My most important artist tool would be either my white wax crayon or my bottle of Pebeo drawing gum. They act as a resist on my paper to preserve the white areas. I tend to over paint, and have learned if I take time to preserve all the white areas in my painting before I begin, all the rest tends to work itself out.
There are many things I cannot live without in my studio: the natural lighting the windows bring in, the meditative music I listen to while painting, two tables, one for sitting and one for standing, a design board filled with paintings I have completed in the past year, and of course, my paints and brushes along with a bowl of chocolates.
I enjoy working most with color. Color sets the “mood” of the painting for me.
A painting usually speaks to me when it’s finished. If I’m not certain, I will leave it for a day or two and come back for a final look.

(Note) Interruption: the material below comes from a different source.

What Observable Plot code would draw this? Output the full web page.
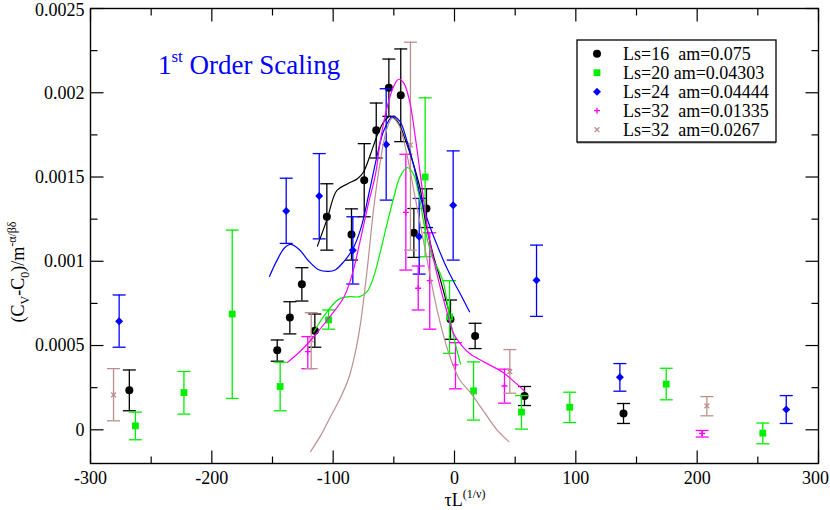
<!DOCTYPE html>
<html><head><meta charset="utf-8">
<script src="https://cdn.jsdelivr.net/npm/d3@7"></script>
<script src="https://cdn.jsdelivr.net/npm/@observablehq/plot@0.6"></script>
<style>body{margin:0;background:#fff;} svg text{font-family:"Liberation Serif","Times New Roman",serif;}</style>
</head><body><div id="chart"></div><script>
// ---------- data ----------
const labels = ["Ls=16  am=0.075", "Ls=20 am=0.04303", "Ls=24  am=0.04444", "Ls=32  am=0.01335", "Ls=32  am=0.0267"];
const colors = ["#000000", "#00ee00", "#0000ff", "#ff00ff", "#bc8f8f"];

const x16  = [-268, -146.1, -135.7, -125.8, -115.1, -105.2, -84.9, -74.4, -64.5, -54.1, -44.3, -33.5, -23.1, -3.3, 17, 57.7, 139.3];
const y16  = [0.000235, 0.000472, 0.000667, 0.000863, 0.000588, 0.001264, 0.001159, 0.001481, 0.001777, 0.00203, 0.001985, 0.001169, 0.001313, 0.000656, 0.000557, 0.000201, 0.0000967];
const lo16 = [0.000113, 0.000407, 0.000569, 0.000764, 0.00049, 0.001066, 0.001007, 0.001264, 0.001613, 0.00186, 0.00171, 0.001023, 0.0012, 0.000537, 0.000482, 0.000144, 0.0000375];
const hi16 = [0.000355, 0.000533, 0.00076, 0.000962, 0.000687, 0.00146, 0.001311, 0.001698, 0.001939, 0.0022, 0.00226, 0.001313, 0.00143, 0.00077, 0.000632, 0.000257, 0.000156];

const x20  = [-263, -223, -183.2, -143.7, -103.8, -24.2, -4.1, 15.7, 55.2, 95, 174.5, 254.1];
const y20  = [0.0000237, 0.000221, 0.000687, 0.000257, 0.000652, 0.0015, 0.00067, 0.000231, 0.000105, 0.000134, 0.000271, -0.0000197];
const lo20 = [-0.0000592, 0.000093, 0.000186, 0.000113, 0.000597, 0.001027, 0.000454, 0.0000575, 0.000004, 0.000043, 0.000178, -0.000083];
const hi20 = [0.000105, 0.000346, 0.001185, 0.000401, 0.000711, 0.00197, 0.000885, 0.000403, 0.000203, 0.000223, 0.000365, 0.00004];

const x24  = [-276.4, -138.7, -111.5, -83.8, -56.3, -29.1, -1.1, 67.6, 136.3, 273.4];
const y24  = [0.000644, 0.001299, 0.001388, 0.001066, 0.001693, 0.001145, 0.001333, 0.000887, 0.000312, 0.00012];
const lo24 = [0.00049, 0.001106, 0.001133, 0.000865, 0.001363, 0.000924, 0.001007, 0.000673, 0.000229, 0.0000375];
const hi24 = [0.0008, 0.001493, 0.001639, 0.001264, 0.002024, 0.001373, 0.001655, 0.001096, 0.000393, 0.000203];

const x32a  = [-120.9, -40.1, -29.9, -20.4, 0.8, 41.2, 204.1];
const y32a  = [0.000464, 0.00129, 0.00084, 0.000885, 0.000385, 0.00026, -0.0000219];
const lo32a = [0.000363, 0.000948, 0.000711, 0.000597, 0.000243, 0.000158, -0.000043];
const hi32a = [0.000553, 0.001635, 0.000972, 0.001169, 0.000517, 0.00036, -0.000004];

const x32b  = [-281, -118.1, -36.3, 45.6, 208];
const y32b  = [0.000207, 0.000533, 0.00169, 0.000345, 0.000142];
const lo32b = [0.0000533, 0.000363, 0.001066, 0.000217, 0.000083];
const hi32b = [0.000363, 0.000695, 0.0023, 0.000476, 0.000197];

// fitted curves
const cx16 = [-113, -105, -97, -88, -80, -75, -69, -63, -58, -53, -47, -40, -34, -28, -24, -18, -12, -6, -3];
const cy16 = [0.00109, 0.00125, 0.00142, 0.00146, 0.00149, 0.00153, 0.00164, 0.00176, 0.00183, 0.00186, 0.00183, 0.00171, 0.00158, 0.00142, 0.00124, 0.00105, 0.0009, 0.00074, 0.00066];
const cx20 = [-116, -110, -104, -98, -94, -86, -78, -72, -67, -62, -56, -50, -45, -39, -34, -29, -24, -18, -12, -9, -5, 0, 5];
const cy20 = [0.00058, 0.00065, 0.00071, 0.00076, 0.00078, 0.00079, 0.00079, 0.00082, 0.0009, 0.00103, 0.00121, 0.00138, 0.0015, 0.001556, 0.00152, 0.00138, 0.00118, 0.00102, 0.00093, 0.00087, 0.00071, 0.00053, 0.00039];
const cx24 = [-152.5, -146, -140, -135, -128, -120, -112, -104, -98, -91, -84, -77, -70, -64, -58, -51, -45, -39, -33, -28, -21, -14, -7, 0, 6, 12.4];
const cy24 = [0.00091, 0.00101, 0.00108, 0.0011, 0.00107, 0.001, 0.00095, 0.00094, 0.00095, 0.001, 0.00107, 0.0012, 0.00142, 0.00162, 0.00178, 0.00186, 0.00183, 0.00171, 0.00155, 0.00138, 0.00122, 0.00109, 0.00097, 0.00087, 0.00079, 0.0007];
const cx32a = [-137.6, -128, -118.7, -105, -91, -84, -77.5, -71, -65, -61, -55, -50, -46, -42, -37, -32, -27, -22, -14, -7, -0.6, 6, 13, 25, 40, 50, 57.7];
const cy32a = [0.0004, 0.00046, 0.00053, 0.00065, 0.00079, 0.00093, 0.00113, 0.00134, 0.00152, 0.00172, 0.00193, 0.00204, 0.00208, 0.00206, 0.00195, 0.00172, 0.00145, 0.00118, 0.00091, 0.00072, 0.00057, 0.0005, 0.00045, 0.0004, 0.00034, 0.00028, 0.00023];
const cx32b = [-118.7, -110, -102, -94, -87, -82, -77.5, -72, -66.5, -61, -56, -51.4, -46, -40, -33, -25, -14.3, -5, 4, 13.2, 25, 35, 44.8];
const cy32b = [-0.00013, -0.00003, 0.00008, 0.00019, 0.00031, 0.00045, 0.00063, 0.00095, 0.00132, 0.0016, 0.00178, 0.00185, 0.00181, 0.00166, 0.0014, 0.0011, 0.00071, 0.00046, 0.0003, 0.00022, 0.0001, 0.0, -0.00007];

const xTicks = [-300, -200, -100, 0, 100, 200, 300];
const xMinor = [-250, -150, -50, 50, 150, 250];
const yTicks = [0, 0.0005, 0.001, 0.0015, 0.002, 0.0025];
const yMinor = [0.00025, 0.00075, 0.00125, 0.00175, 0.00225];

// ---------- symbols ----------
const rad = s => Math.sqrt(s / Math.PI);
const sym = {
  cap:   {draw(c, s){ const l = rad(s); c.moveTo(-l, 0); c.lineTo(l, 0); }},
  right: {draw(c, s){ const l = rad(s); c.moveTo(0, 0); c.lineTo(l, 0); }},
  left:  {draw(c, s){ const l = rad(s); c.moveTo(0, 0); c.lineTo(-l, 0); }},
  up:    {draw(c, s){ const l = rad(s); c.moveTo(0, 0); c.lineTo(0, -l); }},
  down:  {draw(c, s){ const l = rad(s); c.moveTo(0, 0); c.lineTo(0, l); }},
  square:{draw(c, s){ const l = rad(s); c.moveTo(-l,-l); c.lineTo(l,-l); c.lineTo(l,l); c.lineTo(-l,l); c.closePath(); }},
  diamond:{draw(c, s){ const l = rad(s); c.moveTo(0,-l); c.lineTo(l,0); c.lineTo(0,l); c.lineTo(-l,0); c.closePath(); }},
  plus:  {draw(c, s){ const l = rad(s); c.moveTo(-l,0); c.lineTo(l,0); c.moveTo(0,-l); c.lineTo(0,l); }},
  times: {draw(c, s){ const l = rad(s); c.moveTo(-l,-l); c.lineTo(l,l); c.moveTo(-l,l); c.lineTo(l,-l); }}
};

const series = [
  {xs: x16,  ys: y16,  lo: lo16,  hi: hi16,  cx: cx16,  cy: cy16,  symbol: "circle",     r: 4,   filled: true},
  {xs: x20,  ys: y20,  lo: lo20,  hi: hi20,  cx: cx20,  cy: cy20,  symbol: sym.square,   r: 3.4, filled: true},
  {xs: x24,  ys: y24,  lo: lo24,  hi: hi24,  cx: cx24,  cy: cy24,  symbol: sym.diamond,  r: 4,   filled: true},
  {xs: x32a, ys: y32a, lo: lo32a, hi: hi32a, cx: cx32a, cy: cy32a, symbol: sym.plus,     r: 3,   filled: false},
  {xs: x32b, ys: y32b, lo: lo32b, hi: hi32b, cx: cx32b, cy: cy32b, symbol: sym.times,    r: 2.4, filled: false}
];

const serif = "Liberation Serif";
const marks = [Plot.frame({stroke: "black", strokeWidth: 1.4})];
series.forEach((s, k) => {
  const color = colors[k];
  const rows = s.xs.map((x, i) => ({x, y: s.ys[i], lo: s.lo[i], hi: s.hi[i]}));
  marks.push(
    Plot.ruleX(rows, {x: "x", y1: "lo", y2: "hi", stroke: color, strokeWidth: 1.3}),
    Plot.dot(rows, {x: "x", y: "lo", symbol: sym.cap, r: 6.5, stroke: color, strokeWidth: 1.3, fill: "none"}),
    Plot.dot(rows, {x: "x", y: "hi", symbol: sym.cap, r: 6.5, stroke: color, strokeWidth: 1.3, fill: "none"}),
    s.filled
      ? Plot.dot(rows, {x: "x", y: "y", symbol: s.symbol, r: s.r, fill: color, stroke: "none"})
      : Plot.dot(rows, {x: "x", y: "y", symbol: s.symbol, r: s.r, fill: "none", stroke: color, strokeWidth: 1.3})
  );
});
series.forEach((s, k) => {
  const crow = s.cx.map((x, i) => ({x, y: s.cy[i]}));
  marks.push(Plot.line(crow, {x: "x", y: "y", stroke: colors[k], strokeWidth: 1.2, curve: "catmull-rom"}));
});
// inward ticks on all four sides
const tk = (data, ch, anchor, symbol, r) =>
  Plot.dot(data, {[ch]: d => d, frameAnchor: anchor, symbol, r, stroke: "black", strokeWidth: 1.2, fill: "none"});
const fmt = d => String(d);
marks.push(
  tk(yTicks, "y", "left", sym.right, 13), tk(yMinor, "y", "left", sym.right, 7),
  tk(yTicks, "y", "right", sym.left, 13), tk(yMinor, "y", "right", sym.left, 7),
  tk(xTicks, "x", "bottom", sym.up, 13), tk(xMinor, "x", "bottom", sym.up, 7),
  tk(xTicks, "x", "top", sym.down, 13), tk(xMinor, "x", "top", sym.down, 7),
  Plot.axisX({ticks: xTicks.slice(0, -1), tickSize: 0, tickPadding: 8, label: null, fontSize: 18, fontFamily: serif, tickFormat: fmt}),
  Plot.axisX({ticks: xTicks.slice(-1), tickSize: 0, tickPadding: 8, dx: -3, label: null, fontSize: 18, fontFamily: serif, tickFormat: fmt}),
  Plot.axisY({ticks: yTicks.slice(0, -1), tickSize: 0, tickPadding: 6, label: null, fontSize: 18, fontFamily: serif, tickFormat: fmt}),
  Plot.axisY({ticks: yTicks.slice(-1), tickSize: 0, tickPadding: 6, dy: 2, label: null, fontSize: 18, fontFamily: serif, tickFormat: fmt})
);

const chart = Plot.plot({
  width: 830, height: 510,
  marginLeft: 90, marginRight: 12, marginTop: 8, marginBottom: 47,
  x: {domain: [-300, 300]},
  y: {domain: [-0.0002, 0.0025]},
  style: {fontFamily: serif, fontSize: "18px", background: "white", color: "black"},
  marks
});
document.getElementById("chart").appendChild(chart);

// ---------- annotations ----------
const svg = d3.select(chart);

// y label
const yl = svg.append("text").attr("transform", "translate(24,272) rotate(-90)")
  .attr("text-anchor", "middle").attr("font-family", serif).attr("font-size", 18).attr("fill", "black");
yl.append("tspan").text("(C");
yl.append("tspan").attr("font-size", 12).attr("dy", 5).text("V");
yl.append("tspan").attr("dy", -5).text("-C");
yl.append("tspan").attr("font-size", 12).attr("dy", 5).text("0");
yl.append("tspan").attr("dy", -5).text(")/m");
yl.append("tspan").attr("font-size", 12).attr("dy", -8).text("-α/βδ");

// x label
const xl = svg.append("text").attr("x", 465).attr("y", 506)
  .attr("text-anchor", "middle").attr("font-family", serif).attr("font-size", 18).attr("fill", "black");
xl.append("tspan").text("τL");
xl.append("tspan").attr("font-size", 12).attr("dy", -8).text("(1/ν)");

// title
const tt = svg.append("text").attr("x", 158).attr("y", 74).attr("text-anchor", "start")
  .attr("font-family", serif).attr("font-size", 27).attr("fill", "#0000ff");
tt.append("tspan").text("1");
tt.append("tspan").attr("font-size", 17).attr("dy", -12).text("st");
tt.append("tspan").attr("dy", 12).attr("font-size", 27).style("white-space", "pre").text(" Order Scaling");

// legend
const lg = svg.append("g");
lg.append("rect").attr("x", 577).attr("y", 42).attr("width", 199).attr("height", 101.5).attr("fill", "#888");
lg.append("rect").attr("x", 577).attr("y", 40).attr("width", 199).attr("height", 102)
  .attr("fill", "white").attr("stroke", "black").attr("stroke-width", 1.3);
series.forEach((s, k) => {
  const cy = 53.7 + k * 19;
  const size = s.r * s.r * Math.PI;
  const type = s.symbol === "circle" ? d3.symbolCircle : s.symbol;
  const p = lg.append("path").attr("transform", `translate(597,${cy})`).attr("d", d3.symbol(type, size)());
  if (s.filled) p.attr("fill", colors[k]);
  else p.attr("fill", "none").attr("stroke", colors[k]).attr("stroke-width", 1.3);
  lg.append("text").attr("x", 623).attr("y", cy).attr("dy", "0.35em").attr("text-anchor", "start")
    .attr("font-family", serif).attr("font-size", 18).attr("fill", "black")
    .style("white-space", "pre").text(labels[k]);
});
</script></body></html>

I cannot pinpoint any certain piece I am most proud of. Most of my art is given away in greeting cards to friends and family. When I visit their homes or office and see that they have framed and displayed one my cards, that makes me smile.
If I have a creative block, I look through photos or books and find something I can duplicate and just start painting. By the time I have finished the painting, I have made it my own. I think that is why I am drawn to painting cards. You can try many small paintings and give them a purpose.
I appreciate all artists work. There is piece of their soul in each painting they produce. They are sharing a personal message with us all.